[BEGIN Data provided]

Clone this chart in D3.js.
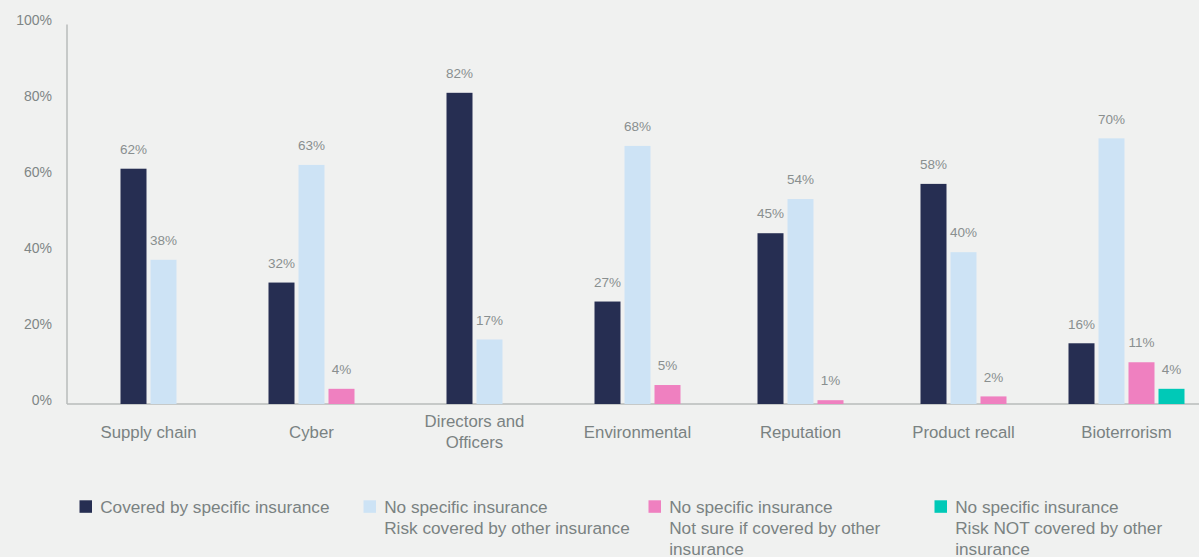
<!DOCTYPE html>
<html><head><meta charset="utf-8">
<script src="https://cdn.jsdelivr.net/npm/d3@7"></script>
<style>
html,body{margin:0;padding:0;background:#f0f1f0;}
svg{display:block;font-family:"Liberation Sans",Arial,sans-serif;}
</style></head>
<body><svg id="chart" width="1199" height="557"></svg>
<script>
const categories = [["Supply chain"],["Cyber"],["Directors and","Officers"],["Environmental"],["Reputation"],["Product recall"],["Bioterrorism"]];
const seriesNames = [
  ["Covered by specific insurance"],
  ["No specific insurance","Risk covered by other insurance"],
  ["No specific insurance","Not sure if covered by other","insurance"],
  ["No specific insurance","Risk NOT covered by other","insurance"]
];
const covered   = [62, 32, 82, 27, 45, 58, 16];
const otherIns  = [38, 63, 17, 68, 54, 40, 70];
const notSure   = [null, 4, null, 5, 1, 2, 11];
const notCovered= [null, null, null, null, null, null, 4];
const seriesValues = [covered, otherIns, notSure, notCovered];
const colors = ["#262e52", "#cde3f5", "#ef80c0", "#00c9b7"];
const yTicks = [0, 20, 40, 60, 80, 100];

const svg = d3.select("#chart");
const x0 = 67, x1 = 1208, yBase = 404, yTop = 24.5;
const x = d3.scaleBand().domain(d3.range(categories.length)).range([x0, x1]).padding(0);
const y = d3.scaleLinear().domain([0, 100]).range([yBase, yTop]);
const barW = 26, step = 30;

// axes lines
svg.append("line").attr("x1", x0).attr("x2", x0).attr("y1", y(100)).attr("y2", yBase)
  .attr("stroke", "#b9bbbb").attr("stroke-width", 1.5);
svg.append("line").attr("x1", x0).attr("x2", 1199).attr("y1", yBase).attr("y2", yBase)
  .attr("stroke", "#b9bbbb").attr("stroke-width", 1.5);

// y tick labels
svg.append("g").selectAll("text").data(yTicks).join("text")
  .attr("x", 52).attr("y", d => y(d) - 4.3).attr("dy", "0.35em")
  .attr("text-anchor", "end").attr("font-size", 14).attr("fill", "#7f8686")
  .text(d => d + "%");

// bars
categories.forEach((c, i) => {
  const present = seriesValues.map((s, k) => ({k, v: s[i]})).filter(d => d.v != null);
  const n = present.length;
  const groupW = n * step - (step - barW);
  const cx = x(i) + x.bandwidth() / 2;
  const start = cx - groupW / 2;
  const g = svg.append("g");
  g.selectAll("rect").data(present).join("rect")
    .attr("x", (d, j) => start + j * step)
    .attr("y", d => y(d.v))
    .attr("width", barW)
    .attr("height", d => yBase - y(d.v))
    .attr("fill", d => colors[d.k]);
  g.selectAll("text").data(present).join("text")
    .attr("x", (d, j) => start + j * step + barW / 2)
    .attr("y", d => y(d.v) - 19.5).attr("dy", "0.35em")
    .attr("text-anchor", "middle").attr("font-size", 13.5).attr("fill", "#898f8f")
    .text(d => d.v + "%");
  // category label
  const lines = c;
  const lh = 21;
  const t = svg.append("text").attr("text-anchor", "middle").attr("font-size", 16.8).attr("fill", "#7a8282");
  lines.forEach((l, li) => {
    t.append("tspan").attr("x", cx)
      .attr("y", 432 + (li - (lines.length - 1) / 2) * lh).attr("dy", "0.35em").text(l);
  });
});

// legend
const legX = [79.5, 363.5, 648.5, 934.5];
seriesNames.forEach((lines, k) => {
  svg.append("rect").attr("x", legX[k]).attr("y", 500.3).attr("width", 12.5).attr("height", 12.5).attr("fill", colors[k]);
  const t = svg.append("text").attr("font-size", 17.2).attr("fill", "#7a8282");
  lines.forEach((l, li) => {
    t.append("tspan").attr("x", legX[k] + 20.7).attr("y", 506.7 + li * 21.3).attr("dy", "0.35em").text(l);
  });
});
</script>
</body></html>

[END Data provided]

## Exercise objective
Transcribe each line above verbatim, with the pictures left out.

## Response
Clone this chart in D3.js.
<!DOCTYPE html>
<html><head><meta charset="utf-8">
<script src="https://cdn.jsdelivr.net/npm/d3@7"></script>
<style>
html,body{margin:0;padding:0;background:#f0f1f0;}
svg{display:block;font-family:"Liberation Sans",Arial,sans-serif;}
</style></head>
<body><svg id="chart" width="1199" height="557"></svg>
<script>
const categories = [["Supply chain"],["Cyber"],["Directors and","Officers"],["Environmental"],["Reputation"],["Product recall"],["Bioterrorism"]];
const seriesNames = [
  ["Covered by specific insurance"],
  ["No specific insurance","Risk covered by other insurance"],
  ["No specific insurance","Not sure if covered by other","insurance"],
  ["No specific insurance","Risk NOT covered by other","insurance"]
];
const covered   = [62, 32, 82, 27, 45, 58, 16];
const otherIns  = [38, 63, 17, 68, 54, 40, 70];
const notSure   = [null, 4, null, 5, 1, 2, 11];
const notCovered= [null, null, null, null, null, null, 4];
const seriesValues = [covered, otherIns, notSure, notCovered];
const colors = ["#262e52", "#cde3f5", "#ef80c0", "#00c9b7"];
const yTicks = [0, 20, 40, 60, 80, 100];

const svg = d3.select("#chart");
const x0 = 67, x1 = 1208, yBase = 404, yTop = 24.5;
const x = d3.scaleBand().domain(d3.range(categories.length)).range([x0, x1]).padding(0);
const y = d3.scaleLinear().domain([0, 100]).range([yBase, yTop]);
const barW = 26, step = 30;

// axes lines
svg.append("line").attr("x1", x0).attr("x2", x0).attr("y1", y(100)).attr("y2", yBase)
  .attr("stroke", "#b9bbbb").attr("stroke-width", 1.5);
svg.append("line").attr("x1", x0).attr("x2", 1199).attr("y1", yBase).attr("y2", yBase)
  .attr("stroke", "#b9bbbb").attr("stroke-width", 1.5);

// y tick labels
svg.append("g").selectAll("text").data(yTicks).join("text")
  .attr("x", 52).attr("y", d => y(d) - 4.3).attr("dy", "0.35em")
  .attr("text-anchor", "end").attr("font-size", 14).attr("fill", "#7f8686")
  .text(d => d + "%");

// bars
categories.forEach((c, i) => {
  const present = seriesValues.map((s, k) => ({k, v: s[i]})).filter(d => d.v != null);
  const n = present.length;
  const groupW = n * step - (step - barW);
  const cx = x(i) + x.bandwidth() / 2;
  const start = cx - groupW / 2;
  const g = svg.append("g");
  g.selectAll("rect").data(present).join("rect")
    .attr("x", (d, j) => start + j * step)
    .attr("y", d => y(d.v))
    .attr("width", barW)
    .attr("height", d => yBase - y(d.v))
    .attr("fill", d => colors[d.k]);
  g.selectAll("text").data(present).join("text")
    .attr("x", (d, j) => start + j * step + barW / 2)
    .attr("y", d => y(d.v) - 19.5).attr("dy", "0.35em")
    .attr("text-anchor", "middle").attr("font-size", 13.5).attr("fill", "#898f8f")
    .text(d => d.v + "%");
  // category label
  const lines = c;
  const lh = 21;
  const t = svg.append("text").attr("text-anchor", "middle").attr("font-size", 16.8).attr("fill", "#7a8282");
  lines.forEach((l, li) => {
    t.append("tspan").attr("x", cx)
      .attr("y", 432 + (li - (lines.length - 1) / 2) * lh).attr("dy", "0.35em").text(l);
  });
});

// legend
const legX = [79.5, 363.5, 648.5, 934.5];
seriesNames.forEach((lines, k) => {
  svg.append("rect").attr("x", legX[k]).attr("y", 500.3).attr("width", 12.5).attr("height", 12.5).attr("fill", colors[k]);
  const t = svg.append("text").attr("font-size", 17.2).attr("fill", "#7a8282");
  lines.forEach((l, li) => {
    t.append("tspan").attr("x", legX[k] + 20.7).attr("y", 506.7 + li * 21.3).attr("dy", "0.35em").text(l);
  });
});
</script>
</body></html>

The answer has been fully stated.